Lyme Disease In The Limelight With Debbie Gibson Diagnosis
Lyme disease doesn't discriminate. Although singer Debbie Gibson is the latest noteworthy individual to announce her fight with the illness, lifestyle guru Martha Stewart, actor Alec Baldwin, and President George W. Bush have all been given the Lyme disease diagnosis. Some say conditions are ripe for an increase in infected ticks and Lyme Disease this spring and summer due to warming temperatures, a particularly snowy and wet winter, and a fluctuating white tailed deer and fox population.
According to the Centers for Disease Control and Prevention (CDC), an estimated 300,000 Americans are diagnosed with Lyme disease every year. Lyme disease is the most commonly reported vector-borne illness in the US. An illness that can have lifelong debilitating effects such as arthritis, fatigue, and even neurological deficits, Lyme disease is caused by the bacterium Borrelia burgdorferi and is transmitted to humans through the bite of infected blacklegged or deer ticks.
Experts at Mosquito Squad are on watch and have tips to help homeowners mosquito and tick-proof their yards and make outdoor spaces safer.
"It's important to know that there are things you can do to protect yourself and your loved ones," says Boyd Huneycutt, Mosquito Squad's resident tick expert. "In addition to performing a daily tick check, there are specific actions a homeowner can take to eliminate tick and mosquito populations in their yard, thus reducing exposure for themselves, guests and pets."
The experts at Mosquito Squad recommend the following tips to help prepare for summer.
The 6 C's to Tick-Proof Your Yard
1. Clear out.
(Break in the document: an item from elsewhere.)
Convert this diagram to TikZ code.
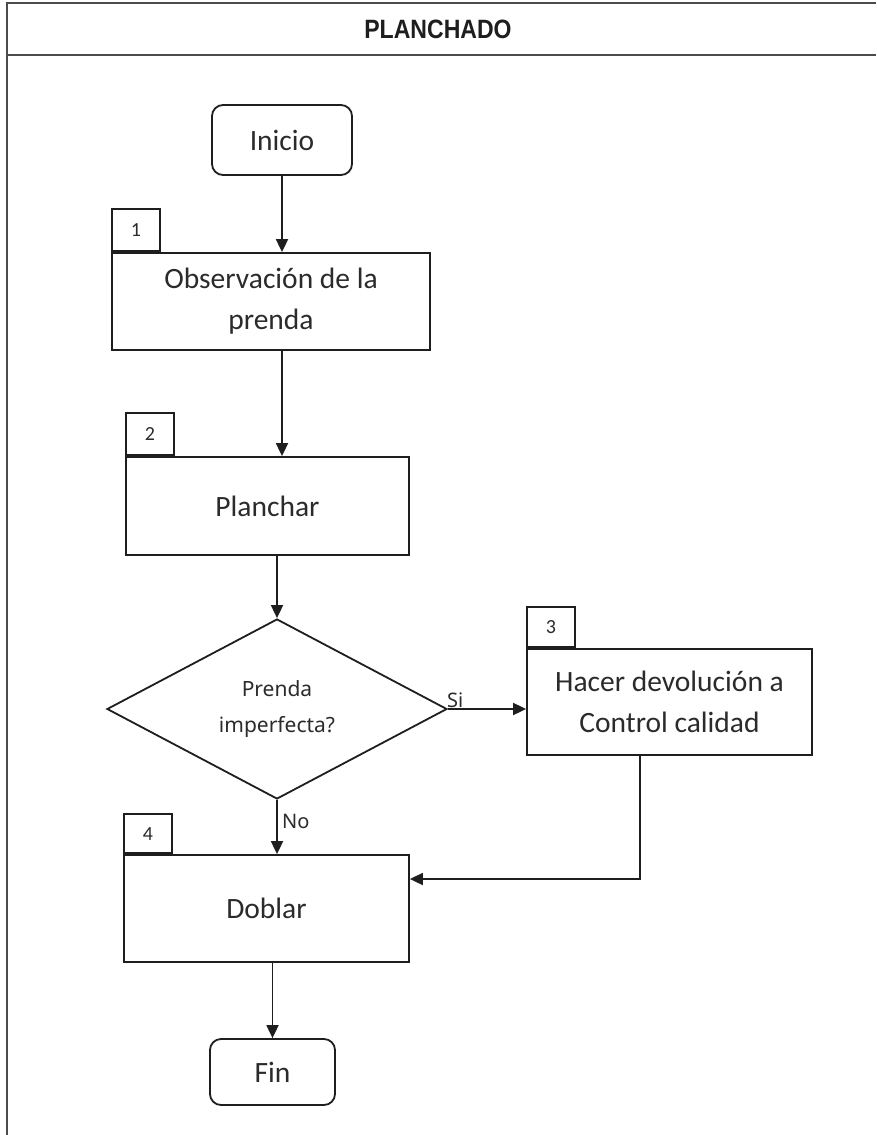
\documentclass[tikz,border=0pt]{standalone}
\usepackage{fontspec}
\usepackage{graphicx}
\setmainfont{Carlito}
\newfontfamily\decfont{Noto Sans}
\newfontfamily\titlefont{Liberation Sans}
\usetikzlibrary{shapes.geometric,arrows.meta}

\definecolor{ink}{HTML}{1E1E1E}
\definecolor{txt}{HTML}{2B2B2B}

\tikzset{
  x=1pt, y=-1pt,
  frameline/.style={draw=ink!80, line width=2.4pt},
  stepbox/.style={draw=ink, line width=1.8pt, rectangle, inner sep=0pt,
    align=center, text=txt, font=\fontsize{29.5}{41}\selectfont},
  termbox/.style={stepbox, rounded corners=11pt},
  tagbox/.style={draw=ink, line width=1.8pt, rectangle, inner sep=0pt,
    minimum width=48, minimum height=42, text=txt,
    font=\fontsize{20}{22}\selectfont},
  decbox/.style={draw=ink, line width=1.8pt, diamond, aspect=1.89, inner sep=0pt,
    minimum width=340, minimum height=180, align=center, text=txt,
    font=\decfont\fontsize{21}{36}\selectfont},
  flow/.style={draw=ink, line width=1.8pt, -{Triangle[width=12pt,length=13pt]}},
  edgelabel/.style={inner sep=0pt, text=txt, font=\decfont\fontsize{20}{22}\selectfont},
}

\begin{document}
\begin{tikzpicture}
\useasboundingbox (0,0) rectangle (876,1135);
\fill[white] (0,0) rectangle (876,1135);

% frame with header band
\draw[frameline] (876,3) -- (7,3) -- (7,1135);
\draw[draw=ink!80, line width=2pt] (7,55) -- (876,55);
\node[text=ink] (title) at (438,29)
  {\scalebox{0.87}[1]{\titlefont\bfseries\fontsize{26.5}{28}\selectfont PLANCHADO}};

% process steps
\node[termbox, minimum width=140, minimum height=70] (inicio) at (282,140) {Inicio};
\node[stepbox, minimum width=318, minimum height=97] (obs) at (271,301.5)
  {Observación de la\\prenda};
\node[stepbox, minimum width=283, minimum height=98] (plan) at (267.5,506) {Planchar};
\node[decbox] (dec) at (277,709) {Prenda\\imperfecta?};
\node[stepbox, minimum width=285, minimum height=106] (ret) at (669.5,702)
  {Hacer devolución a\\Control calidad};
\node[stepbox, minimum width=285, minimum height=107] (dob) at (266.5,908.5) {Doblar};
\node[termbox, minimum width=125, minimum height=66] (fin) at (272.5,1072) {Fin};

% step numbers
\node[tagbox, anchor=south west] (t1) at (obs.north west) {1};
\node[tagbox, anchor=south west] (t2) at (plan.north west) {2};
\node[tagbox, anchor=south west, minimum height=40] (t3) at (ret.north west) {3};
\node[tagbox, anchor=south west, minimum height=39] (t4) at (dob.north west) {4};

% connectors
\coordinate (back) at (640,879);
\draw[flow] (inicio.south) -- (inicio.south |- obs.north);
\draw[flow] (obs.south -| inicio.south) -- (plan.north -| inicio.south);
\draw[flow] (plan.south -| dec.north) -- (dec.north);
\draw[flow] (dec.east) -- (dec.east -| ret.west);
\draw[flow] (dec.south) -- (dob.north -| dec.south);
\draw[flow] (ret.south -| back) -- (back) -- (back -| dob.east);
\draw[flow] (fin.north |- dob.south) -- (fin.north);

% branch labels
\node[edgelabel, anchor=base west] (si) at ([xshift=-1pt,yshift=2pt]dec.east) {Si};
\node[edgelabel, anchor=base west] (no) at ([xshift=5pt,yshift=-29pt]dec.south) {No};
\end{tikzpicture}
\end{document}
Reduce your tick exposure by clearing out areas where lawn and tree debris gathers. Ticks thrive in moist, shady areas and tend to die in sunny, dry areas. Locate compost piles away from play areas or high traffic. Separate them with wood chips or gravel. Don't position playground equipment, decks, and patios near treed areas.
2. Clean. Eliminate leaf litter and brush by cleaning it up around the house and lawn edges, mow tall grasses, and keep your lawn short.
3. Choose plants. Select plants and shrubs that are not attractive to deer and/or install physical barriers to keep deer out of your yard. Check with your local nursery to determine the best choices for your area.
4. Check hiding places. Know tick hiding places and check them frequently. Fences, brick walls, and patio retaining walls are popular hiding places.
5. Care for family pets. Family pets can suffer from tick-borne disease and also carry infected ticks into the home. Talk to your veterinarian about using tick collars and sprays. As with all pest control products, be sure to follow directions carefully.
6. Call the pros. Professionals use both barrier sprays that can kill live ticks on the spot as well as "tick tubes." Strategically placed, "tick tubes" prompt field mice to incorporate tick-killing material in their bedding, effectively eliminating hundreds of tick nymphs found in each mouse nest.
According to Huneycutt, there is actually an additional "C" for homeowners: communicate. "Once you understand how ticks breed, share that information with others, especially those with small children or those older than age 55. If Lyme disease is contracted by either of these groups, they typically sustain the most severe health complications," Huneycutt says.
When outdoors away from home, the CDC recommends wearing long-sleeved, long-legged, light-colored clothing. Tuck pant legs into socks to refuse ticks an entry point. Check carefully for ticks after being outdoors.